By NICK CHILES
For the life of me, I still have the hardest time figuring out why so many white people are so vehemently opposed to a law that would make it easier for them to obtain health insurance. I hear all the arguments about not wanting government to be involved in “rationing” their care, or deciding which doctors they can go to, but I think surely these people can’t be so naive as to not realize how severely most health insurance companies already restrict their coverage and make financially based decisions about what procedures and care will be covered. This has been going on with HMOs for decades. Don’t Americans know this, I ask myself?
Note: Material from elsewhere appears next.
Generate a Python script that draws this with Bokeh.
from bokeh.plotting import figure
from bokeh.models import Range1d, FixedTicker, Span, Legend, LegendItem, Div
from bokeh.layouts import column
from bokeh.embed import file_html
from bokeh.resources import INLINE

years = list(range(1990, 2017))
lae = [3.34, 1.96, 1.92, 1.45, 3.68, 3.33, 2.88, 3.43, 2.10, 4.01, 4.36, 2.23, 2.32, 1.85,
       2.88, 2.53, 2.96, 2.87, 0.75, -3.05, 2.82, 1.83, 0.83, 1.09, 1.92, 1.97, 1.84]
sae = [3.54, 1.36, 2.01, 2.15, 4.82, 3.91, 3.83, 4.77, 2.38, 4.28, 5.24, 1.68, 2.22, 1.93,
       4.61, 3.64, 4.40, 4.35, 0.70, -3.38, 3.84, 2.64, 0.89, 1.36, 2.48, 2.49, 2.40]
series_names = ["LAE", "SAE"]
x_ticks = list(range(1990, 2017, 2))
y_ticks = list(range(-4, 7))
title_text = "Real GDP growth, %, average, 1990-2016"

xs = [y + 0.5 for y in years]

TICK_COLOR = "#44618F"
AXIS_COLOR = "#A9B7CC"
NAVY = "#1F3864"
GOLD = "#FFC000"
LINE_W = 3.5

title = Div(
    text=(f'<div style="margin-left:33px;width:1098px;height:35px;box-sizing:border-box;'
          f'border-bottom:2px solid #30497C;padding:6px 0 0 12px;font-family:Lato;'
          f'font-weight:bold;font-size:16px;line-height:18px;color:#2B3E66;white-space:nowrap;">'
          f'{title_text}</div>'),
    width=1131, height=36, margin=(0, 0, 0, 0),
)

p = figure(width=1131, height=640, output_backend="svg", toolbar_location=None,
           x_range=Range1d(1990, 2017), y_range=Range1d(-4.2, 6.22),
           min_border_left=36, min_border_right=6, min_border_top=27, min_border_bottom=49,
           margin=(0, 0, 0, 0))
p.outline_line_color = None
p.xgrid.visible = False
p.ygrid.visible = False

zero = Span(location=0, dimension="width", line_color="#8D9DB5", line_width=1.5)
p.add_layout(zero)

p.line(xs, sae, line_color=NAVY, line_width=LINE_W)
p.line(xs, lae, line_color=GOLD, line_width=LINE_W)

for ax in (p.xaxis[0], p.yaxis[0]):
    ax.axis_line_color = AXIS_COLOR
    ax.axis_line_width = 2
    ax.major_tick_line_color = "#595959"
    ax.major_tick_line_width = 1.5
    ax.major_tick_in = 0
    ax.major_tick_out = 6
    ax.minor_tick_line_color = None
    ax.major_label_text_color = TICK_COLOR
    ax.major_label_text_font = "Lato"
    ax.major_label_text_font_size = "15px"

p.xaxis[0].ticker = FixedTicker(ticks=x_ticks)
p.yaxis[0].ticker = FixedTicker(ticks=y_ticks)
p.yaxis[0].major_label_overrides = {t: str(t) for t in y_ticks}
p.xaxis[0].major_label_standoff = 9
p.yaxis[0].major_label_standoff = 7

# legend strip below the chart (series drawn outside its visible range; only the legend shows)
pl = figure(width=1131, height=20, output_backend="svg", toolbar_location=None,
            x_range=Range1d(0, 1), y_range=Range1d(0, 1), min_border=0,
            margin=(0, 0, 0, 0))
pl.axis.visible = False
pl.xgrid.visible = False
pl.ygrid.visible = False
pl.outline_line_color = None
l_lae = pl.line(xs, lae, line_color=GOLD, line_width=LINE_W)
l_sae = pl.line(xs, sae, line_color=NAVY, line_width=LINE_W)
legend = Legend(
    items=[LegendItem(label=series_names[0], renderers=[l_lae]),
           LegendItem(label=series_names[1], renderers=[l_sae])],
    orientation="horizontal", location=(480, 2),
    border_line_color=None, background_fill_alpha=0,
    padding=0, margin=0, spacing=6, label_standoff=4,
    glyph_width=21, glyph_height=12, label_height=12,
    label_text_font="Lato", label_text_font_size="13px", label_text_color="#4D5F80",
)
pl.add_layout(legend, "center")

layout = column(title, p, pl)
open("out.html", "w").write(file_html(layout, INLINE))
And it’s especially confusing down here in the South, where opposition to universal healthcare is the strongest—and where the states have by far the most people without any health insurance. Even on my daughter’s soccer team, I have seen the contradictions, when a white parent’s child gets hurt on the field and I observe the terror in her eyes when she wonders what she’s going to do because they don’t have health insurance. Yet the polls would have you believe that all these white folks will fight the idea of somebody giving them affordable health insurance until their dying day.
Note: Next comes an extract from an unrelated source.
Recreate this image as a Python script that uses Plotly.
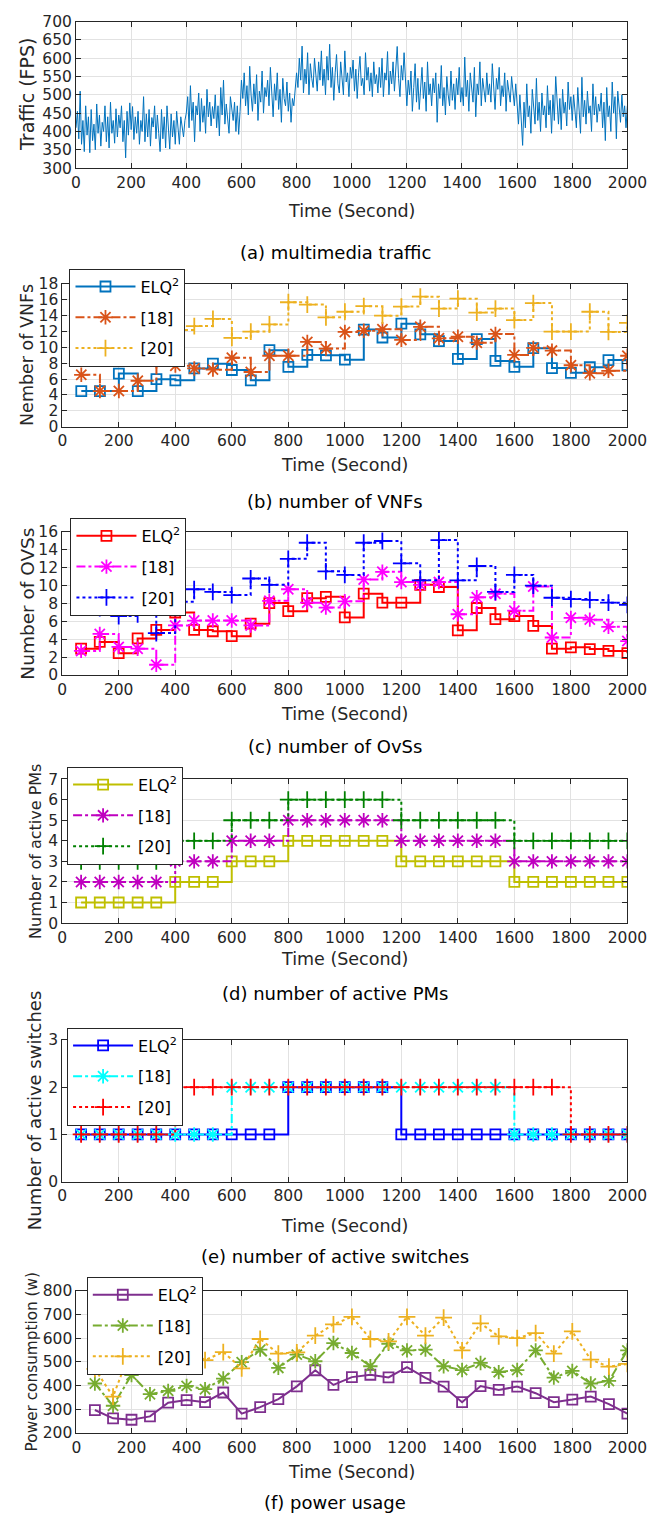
import plotly.graph_objects as go

W, H = 665, 1524
FONT = "DejaVu Sans"
AX = "#262626"

# ---------------- data ----------------
time_pts = [67, 133, 200, 267, 333, 400, 467, 533, 600, 667, 733, 800, 867, 933, 1000,
            1067, 1133, 1200, 1267, 1333, 1400, 1467, 1533, 1600, 1667, 1733, 1800, 1867, 1933, 2000]

traffic_time = list(range(0, 2001, 5))
traffic_fps = [
    410, 455, 380, 510, 365, 430, 345, 470, 390, 440, 342, 460, 375, 420, 350, 475, 395, 445, 360, 425,
    400, 470, 372, 440, 355, 480, 395, 430, 368, 462, 385, 445, 410, 470, 372, 430, 328, 455, 390, 478,
    405, 468, 378, 440, 395, 455, 365, 430, 400, 495, 372, 448, 385, 460, 360, 438, 412, 470, 380, 445,
    395, 345, 460, 380, 440, 355, 470, 398, 352, 448, 385, 430, 365, 455, 400, 365, 440, 410, 385, 430,
    450, 495, 410, 525, 430, 480, 372, 470, 445, 505, 400, 490, 425, 470, 395, 515, 440, 480, 415, 468,
    435, 500, 410, 470, 388, 520, 445, 540, 420, 475, 440, 395, 495, 455, 430, 480, 400, 470, 392, 455,
    540, 490, 560, 470, 525, 445, 578, 500, 455, 530, 475, 555, 430, 510, 480, 565, 450, 520, 495, 540,
    470, 575, 500, 440, 530, 485, 560, 460, 515, 425, 545, 490, 470, 535, 455, 505, 425, 490, 470, 510,
    560, 520, 600, 540, 633, 505, 570, 530, 615, 500, 585, 545, 520, 600, 555, 510, 590, 540, 620, 525,
    570, 500, 605, 540, 638, 520, 575, 485, 560, 610, 530, 505, 590, 545, 500, 620, 535, 560, 495, 575,
    545, 595, 510, 570, 490, 560, 605, 525, 545, 500, 615, 540, 575, 510, 560, 495, 590, 530, 555, 505,
    575, 520, 600, 495, 560, 540, 618, 500, 565, 530, 590, 510, 575, 632, 545, 495, 580, 540, 615, 520,
    470, 540, 500, 565, 455, 520, 585, 480, 545, 460, 510, 575, 490, 535, 455, 590, 500, 530, 470, 545,
    505, 560, 425, 530, 490, 580, 470, 520, 445, 550, 500, 470, 565, 485, 530, 460, 545, 500, 575, 480,
    520, 470, 603, 495, 540, 455, 560, 510, 480, 575, 440, 530, 500, 590, 470, 545, 515, 480, 560, 500,
    530, 480, 585, 500, 460, 545, 515, 575, 470, 525, 495, 560, 455, 540, 505, 480, 550, 510, 470, 530,
    460, 420, 500, 445, 362, 480, 410, 530, 440, 470, 395, 515, 455, 420, 545, 430, 480, 400, 505, 445,
    470, 410, 525, 445, 485, 395, 500, 430, 550, 465, 420, 490, 405, 515, 450, 480, 415, 535, 460, 495,
    430, 500, 455, 410, 520, 465, 395, 548, 440, 485, 420, 510, 450, 470, 400, 530, 445, 495, 425, 475,
    455, 505, 410, 480, 375, 520, 440, 470, 400, 535, 450, 495, 380, 510, 460, 425, 500, 440, 470, 410,
    470,
]

vnf_elq = [4.5, 4.5, 6.7, 4.5, 6.0, 5.85, 7.35, 7.95, 7.15, 5.85, 9.65, 7.55, 9.05, 9.0, 8.45,
           12.25, 11.25, 13.0, 11.65, 10.8, 8.55, 11.05, 8.3, 7.55, 9.9, 7.4, 6.8, 7.5, 8.4, 7.75]
vnf_18 = [6.55, 4.5, 4.5, 5.8, 8.25, 7.7, 7.35, 7.2, 8.7, 6.9, 8.95, 8.95, 10.7, 9.85, 11.95,
          12.1, 12.3, 10.95, 12.6, 11.15, 11.35, 10.6, 11.7, 9.05, 9.95, 9.6, 7.75, 6.75, 7.05, 8.95]
vnf_20 = [11.0, 11.5, 9.1, 8.8, 11.0, 12.2, 12.7, 13.6, 11.2, 12.0, 12.9, 15.7, 15.4, 13.8, 14.5,
          15.2, 14.0, 15.15, 16.4, 14.9, 16.15, 14.4, 14.9, 13.45, 15.6, 12.0, 12.0, 14.5, 11.95, 13.1]

ovs_elq = [2.95, 3.7, 2.45, 4.1, 5.05, 7.0, 5.05, 4.9, 4.35, 5.75, 8.05, 7.15, 8.6, 8.75, 6.45,
           9.1, 8.1, 8.1, 10.1, 9.85, 5.0, 7.5, 6.25, 6.6, 5.5, 2.95, 3.1, 2.9, 2.7, 2.45]
ovs_18 = [2.7, 4.6, 3.15, 2.95, 1.15, 5.55, 6.1, 6.1, 6.1, 5.55, 8.3, 9.6, 8.1, 7.55, 8.25,
          10.7, 11.55, 10.4, 10.1, 10.4, 6.8, 8.7, 9.1, 7.2, 9.9, 4.2, 6.4, 6.2, 5.4, 3.8]
ovs_20 = [8.0, 7.5, 6.6, 6.8, 4.7, 8.2, 9.6, 9.3, 8.95, 10.8, 10.1, 13.0, 14.8, 11.6, 11.2,
          14.8, 15.0, 12.5, 10.6, 15.1, 10.6, 12.2, 9.3, 11.2, 10.0, 8.65, 8.5, 8.4, 8.1, 7.85]

pm_elq = [1, 1, 1, 1, 1, 2, 2, 2, 3, 3, 3, 4, 4, 4, 4, 4, 4, 3, 3, 3, 3, 3, 3, 2, 2, 2, 2, 2, 2, 2]
pm_18 = [2, 2, 2, 2, 2, 3, 3, 3, 4, 4, 4, 5, 5, 5, 5, 5, 5, 4, 4, 4, 4, 4, 4, 3, 3, 3, 3, 3, 3, 3]
pm_20 = [3, 3, 3, 3, 3, 4, 4, 4, 5, 5, 5, 6, 6, 6, 6, 6, 6, 5, 5, 5, 5, 5, 5, 4, 4, 4, 4, 4, 4, 4]

sw_elq = [1, 1, 1, 1, 1, 1, 1, 1, 1, 1, 1, 2, 2, 2, 2, 2, 2, 1, 1, 1, 1, 1, 1, 1, 1, 1, 1, 1, 1, 1]
sw_18 = [1, 1, 1, 1, 1, 1, 1, 1, 2, 2, 2, 2, 2, 2, 2, 2, 2, 2, 2, 2, 2, 2, 2, 1, 1, 1, 1, 1, 1, 1]
sw_20 = [1, 1, 1, 1, 1, 2, 2, 2, 2, 2, 2, 2, 2, 2, 2, 2, 2, 2, 2, 2, 2, 2, 2, 2, 2, 2, 1, 1, 1, 1]

pw_elq = [297, 262, 256, 270, 328, 339, 330, 371, 282, 309, 343, 397, 465, 403, 436,
          446, 435, 478, 433, 396, 330, 398, 382, 396, 368, 330, 341, 354, 322, 282]
pw_18 = [409, 315, 445, 364, 378, 399, 385, 430, 499, 552, 475, 531, 503, 580, 538,
         482, 577, 549, 552, 482, 466, 496, 457, 466, 549, 434, 462, 409, 420, 549]
pw_20 = [471, 354, 560, 490, 510, 555, 508, 542, 473, 597, 535, 541, 611, 659, 691,
         597, 587, 691, 611, 687, 549, 663, 608, 601, 622, 535, 629, 510, 480, 492]

series_names = ["ELQ<sup>2</sup>", "[18]", "[20]"]

# ---------------- layout geometry (px) ----------------
panels = [
    dict(l=73.8, r=646.7, t=12.7, b=161, yr=[300, 700], dy=50, ytitle="Traffic (FPS)", yts=19, ytx=23,
         xt=204, cap="(a) multimedia traffic", capy=246.7),
    dict(l=59.6, r=646.7, t=278.3, b=422.7, yr=[0, 18], dy=2, ytitle="Nember of VNFs", yts=17.5, ytx=23.5,
         xt=461.7, cap="(b) number of VNFs", capy=498, leg=(67, 262.7)),
    dict(l=59.4, r=646.7, t=529.3, b=674, yr=[0, 16], dy=2, ytitle="Number of OVSs", yts=18.5, ytx=23,
         xt=713, cap="(c) number of OvSs", capy=746, leg=(68, 515)),
    dict(l=59.4, r=646.7, t=779.3, b=925, yr=[0, 7], dy=1, ytitle="Number of active PMs", yts=16, ytx=31,
         xt=961.7, cap="(d) number of active PMs", capy=996.7, leg=(64.5, 766.7)),
    dict(l=59.4, r=646.7, t=1043.3, b=1186.7, yr=[0, 3], dy=1, ytitle="Number of active switches", yts=18,
         ytx=30.5, xt=1231.7, cap="(e) number of active switches", capy=1262, leg=(64.5, 1030.7)),
    dict(l=74.2, r=646.7, t=1297.3, b=1441, yr=[200, 800], dy=100, ytitle="Power consumption (w)", yts=15.3,
         ytx=28.5, xt=1480, cap="(f) power usage", capy=1511.7, leg=(85, 1283)),
]

fig = go.Figure()


def add(i, y, name, color, dash, symbol, msize, shape="hv", width=2.0, mlw=1.8):
    fig.add_trace(go.Scatter(
        x=time_pts, y=y, name=name, mode="lines+markers",
        xaxis="x" if i == 0 else f"x{i+1}", yaxis="y" if i == 0 else f"y{i+1}",
        legend="legend" if i == 0 else f"legend{i+1}",
        legendgroup=f"g{i}_{name}",
        line=dict(color=color, width=width, dash=dash, shape=shape),
        marker=dict(symbol=symbol, size=msize, color=color, line=dict(color=color, width=mlw)),
    ))


# panel a
fig.add_trace(go.Scatter(x=traffic_time, y=traffic_fps, mode="lines", showlegend=False,
                         line=dict(color="#0072BD", width=1.0), xaxis="x", yaxis="y"))

# panel b
add(1, vnf_elq, series_names[0], "#0072BD", "solid", "square-open", 10)
add(1, vnf_18, series_names[1], "#D95319", "dashdot", "asterisk-open", 12)
add(1, vnf_20, series_names[2], "#EDB120", "dot", "cross-thin-open", 12)
# panel c
add(2, ovs_elq, series_names[0], "#FF0000", "solid", "square-open", 10)
add(2, ovs_18, series_names[1], "#FF00FF", "dashdot", "asterisk-open", 12)
add(2, ovs_20, series_names[2], "#0000FF", "dot", "cross-thin-open", 12)
# panel d
add(3, pm_elq, series_names[0], "#BFBF00", "solid", "square-open", 10)
add(3, pm_18, series_names[1], "#BF00BF", "dashdot", "asterisk-open", 12)
add(3, pm_20, series_names[2], "#008000", "dot", "cross-thin-open", 12)
# panel e
add(4, sw_elq, series_names[0], "#0000FF", "solid", "square-open", 10)
add(4, sw_18, series_names[1], "#00FFFF", "dashdot", "asterisk-open", 12)
add(4, sw_20, series_names[2], "#FF0000", "dot", "cross-thin-open", 12)
# panel f
add(5, pw_elq, series_names[0], "#7E2F8E", "solid", "square-open", 10, shape="linear")
add(5, pw_18, series_names[1], "#77AC30", "dashdot", "asterisk-open", 12, shape="linear")
add(5, pw_20, series_names[2], "#EDB120", "dot", "cross-thin-open", 12, shape="linear")

layout = dict(width=W, height=H, margin=dict(l=0, r=0, t=0, b=0),
              paper_bgcolor="white", plot_bgcolor="white",
              font=dict(family=FONT, color=AX, size=15.5), annotations=[])

for i, p in enumerate(panels):
    xs = "xaxis" if i == 0 else f"xaxis{i+1}"
    ys = "yaxis" if i == 0 else f"yaxis{i+1}"
    common = dict(showgrid=True, gridcolor="#e2e2e2", gridwidth=1, showline=True, linecolor=AX,
                  linewidth=1, mirror="ticks", ticks="inside", ticklen=5, tickcolor=AX, zeroline=False,
                  ticklabeloverflow="allow", tickfont=dict(family=FONT, size=15.5, color=AX))
    layout[xs] = dict(domain=[p["l"] / W, p["r"] / W], range=[0, 2000], tickmode="array",
                      tickvals=list(range(0, 2001, 200)),
                      anchor="y" if i == 0 else f"y{i+1}", **common)
    layout[ys] = dict(domain=[1 - p["b"] / H, 1 - p["t"] / H], range=p["yr"], dtick=p["dy"], tick0=p["yr"][0],
                      anchor="x" if i == 0 else f"x{i+1}", **common)
    cx = (p["l"] + p["r"]) / 2 / W
    layout["annotations"] += [
        dict(text="Time (Second)", x=cx, y=1 - p["xt"] / H, xref="paper", yref="paper", showarrow=False,
             xanchor="center", yanchor="middle", font=dict(family=FONT, size=17.5, color=AX)),
        dict(text=p["ytitle"], x=p["ytx"] / W, y=1 - (p["t"] + p["b"]) / 2 / H, xref="paper", yref="paper",
             showarrow=False, textangle=-90, xanchor="center", yanchor="middle",
             font=dict(family=FONT, size=p["yts"], color=AX)),
        dict(text=p["cap"], x=343 / W, y=1 - p["capy"] / H, xref="paper", yref="paper", showarrow=False,
             xanchor="center", yanchor="middle", font=dict(family=FONT, size=18, color="#000")),
    ]
    if "leg" in p:
        lg = "legend" if i == 0 else f"legend{i+1}"
        layout[lg] = dict(x=p["leg"][0] / W, y=1 - p["leg"][1] / H, xanchor="left", yanchor="top",
                          bgcolor="white", bordercolor=AX, borderwidth=1,
                          font=dict(family=FONT, size=16, color="#000"), itemwidth=60, tracegroupgap=7)

fig.update_layout(**layout)
fig.write_html("out.html")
But a fascinating piece by Judy Lubin on the Huffington Post provided me with some much-needed answers as the nation assesses the fallout from the Supreme Court’s 5-4 vote to uphold President Obama’s healthcare law, so-called Obamacare.
In her piece, Lubin describes several studies that have been done by researchers at Brown University and at Vanderbilt, who devised experiments to see how much racial attitudes spill over into feelings about public policy proposals that have no explicit connection to race. Michael Tesler, a political science professor at Brown, found that anti-black stereotypes were a strong predictor of how people felt about healthcare reform, and when subjects were told that proposals were initiated by President Clinton instead of Obama, their opposition to the proposals decreased.
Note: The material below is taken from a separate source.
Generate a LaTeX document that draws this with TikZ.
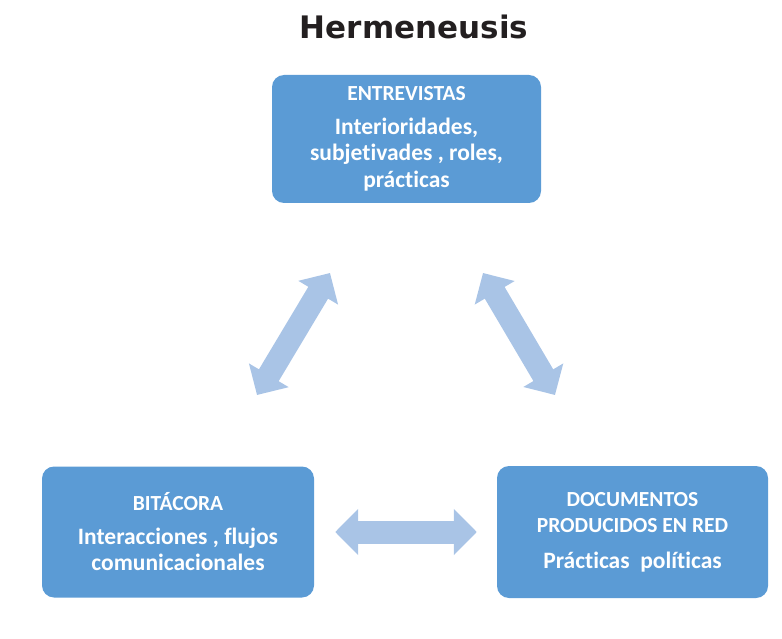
\documentclass[tikz,border=0pt]{standalone}
\usepackage{fontspec}
\setmainfont{Carlito}[Ligatures=NoCommon]
\newfontfamily\headfont{DejaVu Sans}
\usetikzlibrary{arrows.meta}

\definecolor{boxblue}{HTML}{5B9BD5}
\definecolor{arrowblue}{HTML}{A9C4E6}
\definecolor{titleblack}{HTML}{231F20}

\tikzset{
  topic box/.style={
    fill=boxblue, rounded corners=12pt, text=white, align=center,
    font=\bfseries\fontsize{23.5}{26.5}\selectfont, inner sep=0pt,
  },
  link arrow/.style={
    draw=arrowblue, line width=23pt,
    {Triangle[width=45pt,length=23pt]}-{Triangle[width=45pt,length=23pt]},
  },
}
\newcommand\boxhead[1]{{\fontsize{21.5}{26.5}\selectfont #1}}

\begin{document}
\begin{tikzpicture}[x=1pt,y=-1pt] % hermeneusis triangle
    \useasboundingbox (0,0) rectangle (782,639);

    % title
    \node (title) at (414,27) [text=titleblack,
        font=\headfont\bfseries\fontsize{31}{36}\selectfont] {Hermeneusis};

    % the three sources
    \node (ent) at (406.5,139) [topic box, minimum width=269pt, minimum height=128pt]
        {\boxhead{ENTREVISTAS}\\[7pt] Interioridades,\\ subjetivades , roles,\\ prácticas};
    \node (bit) at (178,532) [topic box, minimum width=272pt, minimum height=131pt]
        {\boxhead{BITÁCORA}\\[7pt] Interacciones , flujos\\ comunicacionales};
    \node (doc) at (632.5,532) [topic box, minimum width=271pt, minimum height=132pt]
        {\boxhead{DOCUMENTOS}\\ \boxhead{PRODUCIDOS EN RED}\\[9pt] Prácticas\ \ políticas};

    % arrow ends (begin, end)
    \coordinate (bit up)    at (257,395);
    \coordinate (ent left)  at (330,273);
    \coordinate (ent right) at (483,273);
    \coordinate (doc up)    at (555,395);

    % draw links
    \draw [link arrow] (bit up) -- (ent left);
    \draw [link arrow] (ent right) -- (doc up);
    \draw [link arrow, shorten <=21pt, shorten >=20pt] (bit.east) -- (doc.west);
\end{tikzpicture}
\end{document}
Vanderbilt researchers Monique Lyle and Syndey Jones reported similar findings that Obama’s racial identity colored the feelings of many white people about the healthcare law.
So this means that as with so many other things, racism is such a powerful, all-consuming poison that it will push people into making decisions and taking actions that are totally counter to their best interests. This has been the story of the American South for centuries, so I guess healthcare reform should be no different. For too many Americans without health insurance, they would rather deal with the momentary terror of wondering how they will treat their child’s injury than grant President Obama the benefit of handing them affordable health insurance.